По-настоящему аристотелевская мысль победила позднее и иначе. Политика у Аристотеля основана на этике, наука этика бессмысленна без практики (поступка), нравственная практика есть добродетель, высшая добродетель (софия) собирает все силы и способности человека в согласное целое. Их развертывание из этого целого есть достижимая человеческим усилием эвдемония (счастье), достижение хотя бы одним человеком счастливого деятельного единства – первый шаг к прекрасной и высшей цели, такому же счастью народа и полиса (Никомахова этика, начало и др.). Поэтому враг схоластического аристотелизма Петрарка ближе к подлинному Аристотелю, когда как от глупого ребячества отмахивается от диалектических ухищрений логиков и называет практическую этику главной частью философии: «Ведь если сперва не придут в согласие наши порывы, чего никому никогда не достичь без приобщения к мудрости, из-за разлада стремлений с необходимостью окажутся в разладе и нравы, и слова» (Книга о делах повседневных I 7; 9). К чему разговоры о государстве, когда сначала нет просто самого человека.
Порыв к самоосуществлению не мог идти в колее чужих формулировок. Брунетто Латини – учитель Данте, «отесавший флорентийцев… научивший их красно говорить и управлять республикой согласно законам политики» (Джованни Виллани, Хроника VIII 10), – излагая по вто ричным источникам этику и политику Аристотеля, подправляет его: «Третий строй – коммуна, и он лучше всех остальных»[204]. Номинально отступая от Аристотеля, Латини со своей «коммуной» следует ему вернее Фомы Аквинского, потому что желанная Аристотелю монархия (единая власть) на деле осуществляется только через политию, невозможна иначе как решением политии, стоящей на согласии вольных граждан. Когда дело доходило до дела, люди смотрели всё-таки не на текст, а на порядок вещей, и, отходя от буквы Аристотеля, угадывали его мысль вернее самых корректных толкователей.

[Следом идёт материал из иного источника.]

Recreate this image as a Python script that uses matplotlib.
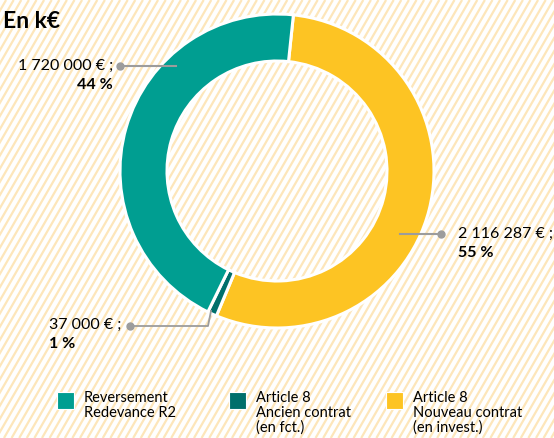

Уважая общепринятое словоупотребление, Аристотель лишь в принципиально важных для него контекстах осторожно перетолковывает аристократию в смысле власти лучшей части души над человеком и власти наиболее добродетельных людей над городом. Для ренессансных итальянцев это пробивающее себе путь понимание благородства как добродетели, а не как родовитости, становится уже аксиомой. «Не надо верить, будто достоинство можно наследовать, если добродетель не придаст сердцу благородства». Почти буквально повторяя эти слова Гвиницелли, Данте заключает: «Не род делает отдельных личностей благородными, а отдельные личности делают благородным род» (Пир IV 20, 5). По Боккаччо, который обычно доводит тезисы своих учителей Данте и Петрарки до популярной ясности, «у каждого из нас плоть – от единой массы плоти, и один и тот же создатель, сотворив души, дал им одинаковую силу, одинаковые способности, одинаковые достоинства. Все мы родились и по сей день рождаемся равными, и первое различие между нами провела добродетель; кто ее имел и проявлял больше других, тех назвали благородными, а прочие остались неблагородными. И хотя этот закон потом затмился от противоположного обычая, однако природа и добрые нравы его не изменили и не нарушили, а потому человек, поступающий добродетельно, ясно показывает этим, что благороден, и если кто обзовет его иначе, не обозванный, а обозвавший совершает проступок» (Декамерон IV 1). Никколо Никколи в диалоге Поджо Браччолини «О благородстве» (1440) объясняет Лоренцо Медичи, брату Козимо Медичи, что, говоря о наследственной аристократии, Аристотель платит дань представлениям толпы, по-настоящему же считает благородством деятельное стремление к истинному благу. Медичи возражает, что сам корень употребляемого Аристотелем слова εὐγέωεια говорит о происхождении из хорошего рода. Что ж, заключает Никколи, в таком случае точнее латинское слово nobilitas, ставящее благородство в зависимость от славных дел. Никколи, возможно, следовал в понимании этого слова за Данте, производившим его от non vile, «не низменный» (Пир IV 16, 6).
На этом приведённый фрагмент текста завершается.